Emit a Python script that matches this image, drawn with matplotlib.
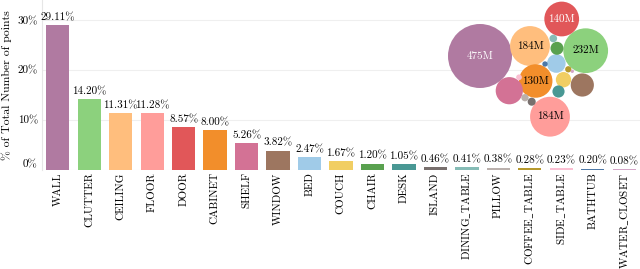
import matplotlib
matplotlib.use("Agg")
from matplotlib import pyplot as plt
from matplotlib.patches import Circle
import numpy as np

# share of total number of points per class (%)
categories = ['WALL', 'CLUTTER', 'CEILING', 'FLOOR', 'DOOR', 'CABINET', 'SHELF',
              'WINDOW', 'BED', 'COUCH', 'CHAIR', 'DESK', 'ISLAND', 'DINING_TABLE',
              'PILLOW', 'COFFEE_TABLE', 'SIDE_TABLE', 'BATHTUB', 'WATER_CLOSET']
percent = [29.11, 14.20, 11.31, 11.28, 8.57, 8.00, 5.26, 3.82, 2.47, 1.67, 1.20,
           1.05, 0.46, 0.41, 0.38, 0.28, 0.23, 0.20, 0.08]
# number of points (millions) for the bubble chart
points_m = [475, 232, 184, 184, 140, 130, 85.8, 62.3, 40.3, 27.3, 19.6, 17.1,
            7.5, 6.7, 6.2, 4.6, 3.8, 3.3, 1.3]
bubble_labels = ['475M', '232M', '184M', '184M', '140M', '130M']

colors = ['#b07aa1', '#8cd17d', '#ffbe7d', '#ff9d9a', '#e15759', '#f28e2b',
          '#d37295', '#9d7660', '#a0cbe8', '#f1ce63', '#59a14f', '#499894',
          '#79706e', '#86bcb6', '#bab0ac', '#b6992d', '#fabfd2', '#4e79a7',
          '#d4a6c8']
# packed-bubble layout (pixel centres in the 640x269 image)
bubble_xy = [(480, 56), (585.7, 50.7), (530, 46), (550, 116.7), (561.7, 19),
             (535.7, 81), (509.3, 90.7), (582.3, 85), (556.3, 63.5), (563.5, 79.7),
             (557, 48.3), (558.5, 91.5), (531.7, 101.7), (553.3, 38.5), (525, 97.7),
             (568.3, 69.3), (519, 77.3), (545, 64), (572.3, 71.3)]

plt.rcParams['font.family'] = ['cmr10', 'DejaVu Serif']
plt.rcParams['mathtext.fontset'] = 'cm'
plt.rcParams['axes.formatter.use_mathtext'] = True

fig = plt.figure(figsize=(6.4, 2.69), dpi=100)
ax = fig.add_axes([42 / 640, (269 - 169.5) / 269, 598 / 640, 169.5 / 269])

x = np.arange(len(categories))
ax.bar(x, percent, width=0.74, color=colors, zorder=2)
for xi, p in zip(x, percent):
    ax.annotate('%.2f%%' % p, (xi, p), xytext=(0, 2), textcoords='offset points',
                ha='center', va='bottom', fontsize=8)

ax.set_xlim(-0.5, len(categories) - 0.5)
ax.set_ylim(0, 34.1)
ax.set_yticks([0, 10, 20, 30])
ax.set_yticklabels(['0%', '10%', '20%', '30%'], fontsize=8)
ax.get_yticklabels()[0].set_va('bottom')
ax.set_xticks(x)
# cmr10 has no underscore glyph, so take it from mathtext
ax.set_xticklabels([c.replace('_', r'$\_$') for c in categories],
                   rotation=90, fontsize=8)
ax.tick_params(axis='y', length=0, pad=3)
ax.tick_params(axis='x', length=0, pad=2)
ax.set_ylabel('% of Total Number of points', fontsize=8.5, labelpad=4)
ax.grid(axis='y', color='#efefef', linewidth=0.8, zorder=0)
for s in ['top', 'right', 'bottom']:
    ax.spines[s].set_visible(False)
ax.spines['left'].set_color('#e6e6e6')

# bubble chart overlay, radius ~ sqrt(points)
bx = fig.add_axes([0, 0, 1, 1])
bx.set_xlim(0, 640)
bx.set_ylim(269, 0)
bx.axis('off')
scale = 32 / np.sqrt(points_m[0])
for i, (v, c, (cx, cy)) in enumerate(zip(points_m, colors, bubble_xy)):
    bx.add_patch(Circle((cx, cy), scale * np.sqrt(v), color=c, lw=0))
    if i < len(bubble_labels):
        tc = 'white' if i in (0, 4) else 'black'
        bx.text(cx, cy, bubble_labels[i], ha='center', va='center',
                fontsize=8, color=tc)

fig.savefig('out.png', dpi=100)
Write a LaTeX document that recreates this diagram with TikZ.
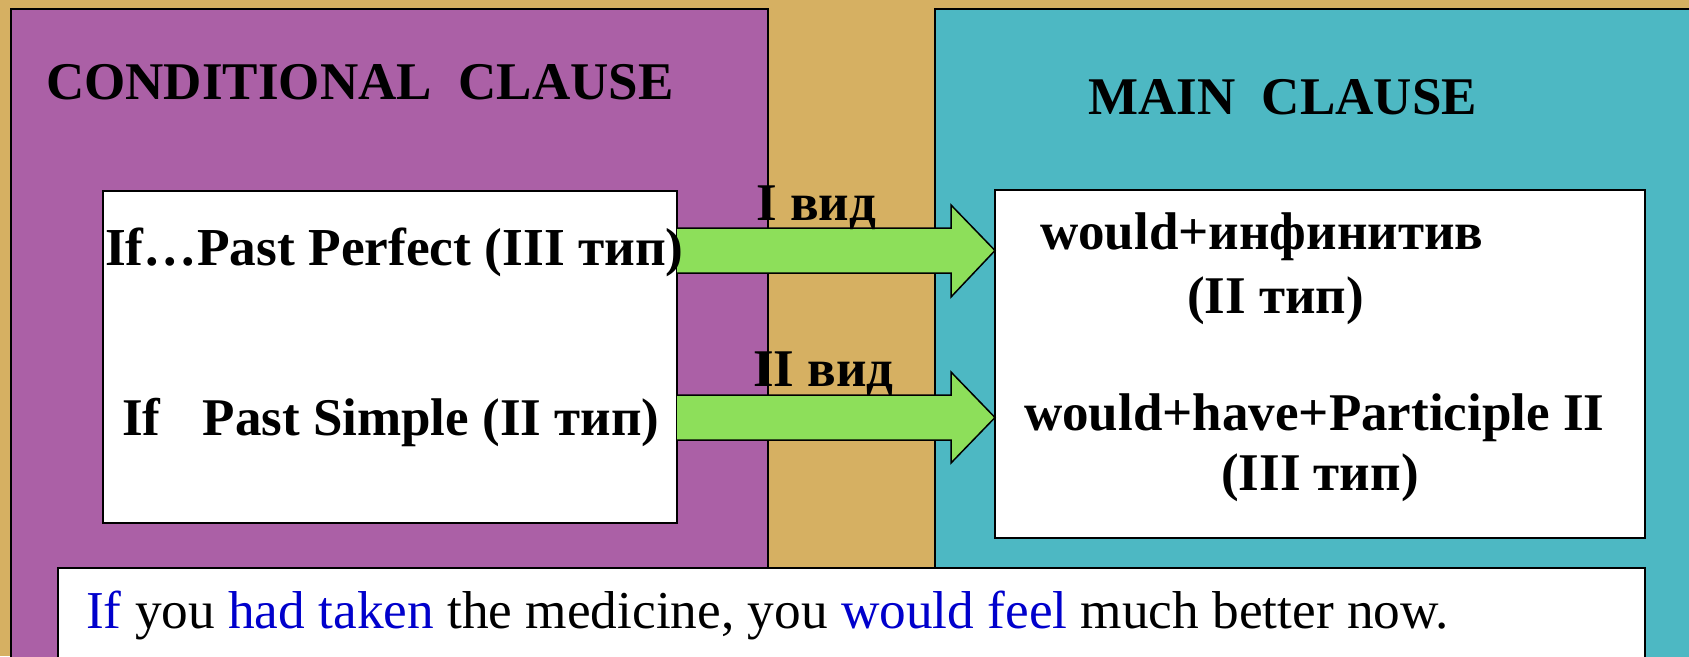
\documentclass[tikz,border=0pt]{standalone}
\usepackage{fontspec}
\setmainfont{Liberation Serif}
\definecolor{tanbg}{RGB}{214,176,98}
\definecolor{purp}{RGB}{171,96,166}
\definecolor{teal2}{RGB}{77,184,195}
\definecolor{grn}{RGB}{141,223,90}
\definecolor{blu}{RGB}{0,0,204}
\tikzset{
  panel/.style={draw=black,line width=1.5pt},
  whitebox/.style={draw=black,fill=white,line width=2pt},
  blockarrow/.style={draw=black,fill=grn,line width=1.5pt,line join=miter},
  bigtxt/.style={inner sep=0pt,font=\fontsize{53}{60}\selectfont\bfseries},
  sentxt/.style={inner sep=0pt,font=\fontsize{53.3}{60}\selectfont},
}
\begin{document}
\begin{tikzpicture}[x=1pt,y=-1pt]
\useasboundingbox (0,0) rectangle (1689,656);
\fill[tanbg] (0,0) rectangle (1689,656);
% panels
\draw[panel,fill=purp] (11,9) rectangle (768,720);
\draw[panel,fill=teal2] (935,9) rectangle (1760,720);
% boxes
\draw[whitebox] (103,191) rectangle (677,523);
\draw[whitebox] (995,190) rectangle (1645,538);
\draw[whitebox] (58,568) rectangle (1645,720);
% arrows
\draw[blockarrow] (677,228) -- (951,228) -- (951,205) -- (995,250.5) -- (951,297) -- (951,273) -- (677,273);
\draw[blockarrow] (677,395) -- (951,395) -- (951,372) -- (995,417.5) -- (951,463) -- (951,440) -- (677,440);
% titles
\node[bigtxt,anchor=base west] (t1) at (46,99) {CONDITIONAL\ \ CLAUSE};
\node[bigtxt,anchor=base west] (t2) at (1088,114) {MAIN\ \ CLAUSE};
% left box texts
\node[bigtxt,anchor=base west,font=\fontsize{53.4}{60}\selectfont\bfseries] (l1) at (105,265) {If…Past Perfect (III тип)};
\node[bigtxt,anchor=base west] (l2) at (122,435) {If\hspace{29pt} Past Simple (II тип)};
% arrow labels
\node[bigtxt,anchor=base west] (v1) at (756,220) {I вид};
\node[bigtxt,anchor=base west] (v2) at (753,386) {II вид};
% right box texts
\node[bigtxt,anchor=base west] (r1) at (1040,249) {would+инфинитив};
\node[bigtxt,anchor=base west] (r2) at (1187,313) {(II тип)};
\node[bigtxt,anchor=base west] (r3) at (1024,430) {would+have+Participle II};
\node[bigtxt,anchor=base west] (r4) at (1221,490) {(III тип)};
% sentence
\node[sentxt,anchor=base west] (s) at (86,628) {\textcolor{blu}{If} you \textcolor{blu}{had taken} the medicine, you \textcolor{blu}{would feel} much better now.};
\end{tikzpicture}
\end{document}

→ Task directions: Please transcribe, word for word, every line from the first line of the records above through the line containing "import numpy as np", and leave out any pictures.

→ Finished answer:
Emit a Python script that matches this image, drawn with matplotlib.
import matplotlib
matplotlib.use("Agg")
from matplotlib import pyplot as plt
from matplotlib.patches import Circle
import numpy as np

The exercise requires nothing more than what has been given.